Repeat only the lines from the one containing "Output the Python" through the one containing "plt.close()", exactly as written, both ends included.

Excerpted records:
********

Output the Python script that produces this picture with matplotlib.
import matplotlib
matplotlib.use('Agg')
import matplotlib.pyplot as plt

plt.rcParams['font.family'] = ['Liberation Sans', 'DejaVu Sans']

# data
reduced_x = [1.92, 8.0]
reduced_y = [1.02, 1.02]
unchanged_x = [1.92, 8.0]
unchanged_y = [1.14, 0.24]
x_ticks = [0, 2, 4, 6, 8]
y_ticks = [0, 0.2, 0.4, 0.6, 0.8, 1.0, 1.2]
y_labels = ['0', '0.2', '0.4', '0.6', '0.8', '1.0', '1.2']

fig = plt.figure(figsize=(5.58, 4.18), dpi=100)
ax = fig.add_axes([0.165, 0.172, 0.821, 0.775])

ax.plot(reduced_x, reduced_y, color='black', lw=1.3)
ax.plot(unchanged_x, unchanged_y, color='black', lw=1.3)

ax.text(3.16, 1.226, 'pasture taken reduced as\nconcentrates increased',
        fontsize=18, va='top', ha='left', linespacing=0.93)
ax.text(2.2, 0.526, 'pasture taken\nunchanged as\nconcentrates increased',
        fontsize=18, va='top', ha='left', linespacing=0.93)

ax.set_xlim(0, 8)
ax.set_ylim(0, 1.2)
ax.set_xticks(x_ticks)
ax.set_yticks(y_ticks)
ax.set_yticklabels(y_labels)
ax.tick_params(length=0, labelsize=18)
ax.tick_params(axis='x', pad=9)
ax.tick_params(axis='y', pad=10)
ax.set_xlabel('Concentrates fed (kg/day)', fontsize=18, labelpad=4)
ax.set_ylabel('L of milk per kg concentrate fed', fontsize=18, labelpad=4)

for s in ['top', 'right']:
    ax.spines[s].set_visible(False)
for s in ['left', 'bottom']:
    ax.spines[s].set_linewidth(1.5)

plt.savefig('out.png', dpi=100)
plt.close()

********

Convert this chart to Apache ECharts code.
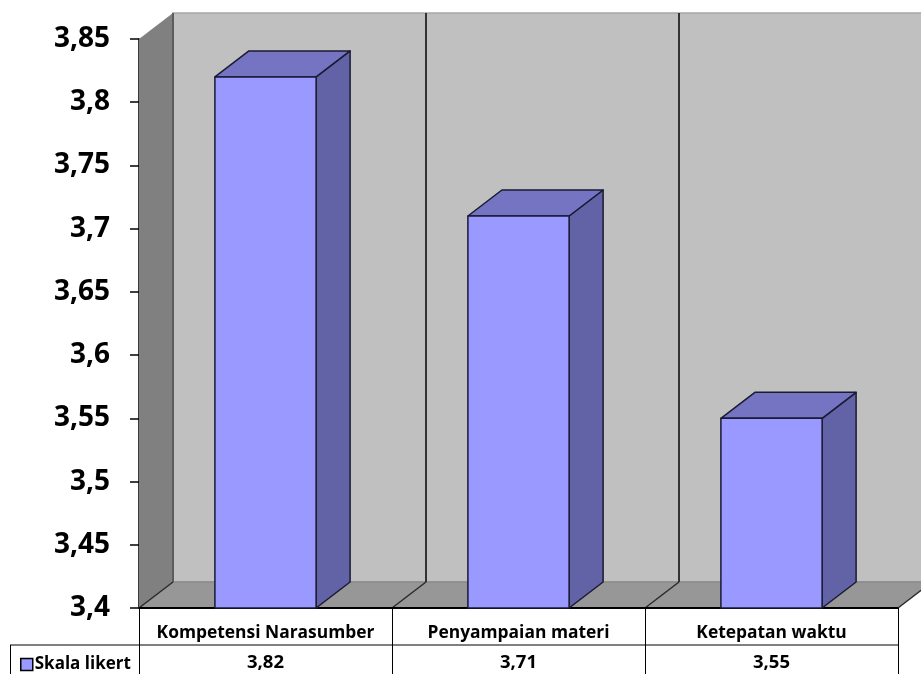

********

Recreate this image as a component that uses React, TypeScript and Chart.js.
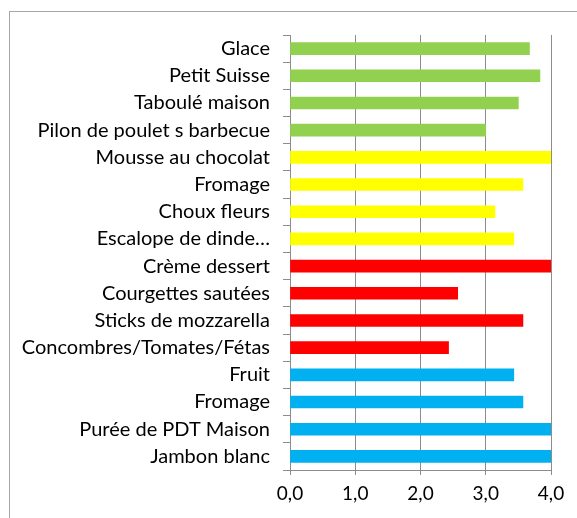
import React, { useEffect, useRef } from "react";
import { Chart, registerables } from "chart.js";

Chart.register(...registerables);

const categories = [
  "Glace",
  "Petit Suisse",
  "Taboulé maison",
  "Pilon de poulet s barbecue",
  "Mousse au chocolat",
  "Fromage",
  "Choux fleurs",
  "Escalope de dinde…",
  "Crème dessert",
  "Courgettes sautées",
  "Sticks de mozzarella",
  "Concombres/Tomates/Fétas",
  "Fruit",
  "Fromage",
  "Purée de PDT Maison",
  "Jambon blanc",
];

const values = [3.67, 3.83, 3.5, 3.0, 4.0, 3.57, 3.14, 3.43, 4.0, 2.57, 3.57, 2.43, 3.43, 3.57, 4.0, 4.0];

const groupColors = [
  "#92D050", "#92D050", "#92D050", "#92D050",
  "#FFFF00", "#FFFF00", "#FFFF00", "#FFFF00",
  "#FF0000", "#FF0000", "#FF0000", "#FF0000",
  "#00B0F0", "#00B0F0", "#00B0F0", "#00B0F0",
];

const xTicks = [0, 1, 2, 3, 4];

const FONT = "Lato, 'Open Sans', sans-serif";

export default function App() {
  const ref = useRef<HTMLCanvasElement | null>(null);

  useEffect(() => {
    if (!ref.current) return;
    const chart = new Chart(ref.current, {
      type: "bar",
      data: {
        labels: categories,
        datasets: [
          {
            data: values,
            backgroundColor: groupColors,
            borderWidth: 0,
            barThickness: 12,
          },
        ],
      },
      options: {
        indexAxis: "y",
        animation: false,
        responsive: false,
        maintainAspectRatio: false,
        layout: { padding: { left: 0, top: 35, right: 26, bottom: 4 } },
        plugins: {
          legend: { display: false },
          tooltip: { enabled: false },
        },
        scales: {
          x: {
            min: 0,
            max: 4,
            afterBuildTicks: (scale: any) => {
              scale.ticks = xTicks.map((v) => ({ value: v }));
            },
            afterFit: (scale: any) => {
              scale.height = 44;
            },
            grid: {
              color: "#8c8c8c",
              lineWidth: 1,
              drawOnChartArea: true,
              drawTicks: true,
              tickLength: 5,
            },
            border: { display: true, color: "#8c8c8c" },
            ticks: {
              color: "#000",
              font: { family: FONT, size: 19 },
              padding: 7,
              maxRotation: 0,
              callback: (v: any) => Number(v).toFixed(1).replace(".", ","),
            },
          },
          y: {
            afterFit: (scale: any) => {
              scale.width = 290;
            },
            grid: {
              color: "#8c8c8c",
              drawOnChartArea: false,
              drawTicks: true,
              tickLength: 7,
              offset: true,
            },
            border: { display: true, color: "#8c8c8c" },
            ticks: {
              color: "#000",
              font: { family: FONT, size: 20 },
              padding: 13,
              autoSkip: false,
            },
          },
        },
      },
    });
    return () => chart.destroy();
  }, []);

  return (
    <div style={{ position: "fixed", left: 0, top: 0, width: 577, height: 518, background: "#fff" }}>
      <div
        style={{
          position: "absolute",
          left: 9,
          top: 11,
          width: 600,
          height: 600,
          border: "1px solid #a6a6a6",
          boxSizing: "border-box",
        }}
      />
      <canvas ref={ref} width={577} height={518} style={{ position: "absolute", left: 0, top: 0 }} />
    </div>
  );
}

********

Exercise result:
Output the Python script that produces this picture with matplotlib.
import matplotlib
matplotlib.use('Agg')
import matplotlib.pyplot as plt

plt.rcParams['font.family'] = ['Liberation Sans', 'DejaVu Sans']

# data
reduced_x = [1.92, 8.0]
reduced_y = [1.02, 1.02]
unchanged_x = [1.92, 8.0]
unchanged_y = [1.14, 0.24]
x_ticks = [0, 2, 4, 6, 8]
y_ticks = [0, 0.2, 0.4, 0.6, 0.8, 1.0, 1.2]
y_labels = ['0', '0.2', '0.4', '0.6', '0.8', '1.0', '1.2']

fig = plt.figure(figsize=(5.58, 4.18), dpi=100)
ax = fig.add_axes([0.165, 0.172, 0.821, 0.775])

ax.plot(reduced_x, reduced_y, color='black', lw=1.3)
ax.plot(unchanged_x, unchanged_y, color='black', lw=1.3)

ax.text(3.16, 1.226, 'pasture taken reduced as\nconcentrates increased',
        fontsize=18, va='top', ha='left', linespacing=0.93)
ax.text(2.2, 0.526, 'pasture taken\nunchanged as\nconcentrates increased',
        fontsize=18, va='top', ha='left', linespacing=0.93)

ax.set_xlim(0, 8)
ax.set_ylim(0, 1.2)
ax.set_xticks(x_ticks)
ax.set_yticks(y_ticks)
ax.set_yticklabels(y_labels)
ax.tick_params(length=0, labelsize=18)
ax.tick_params(axis='x', pad=9)
ax.tick_params(axis='y', pad=10)
ax.set_xlabel('Concentrates fed (kg/day)', fontsize=18, labelpad=4)
ax.set_ylabel('L of milk per kg concentrate fed', fontsize=18, labelpad=4)

for s in ['top', 'right']:
    ax.spines[s].set_visible(False)
for s in ['left', 'bottom']:
    ax.spines[s].set_linewidth(1.5)

plt.savefig('out.png', dpi=100)
plt.close()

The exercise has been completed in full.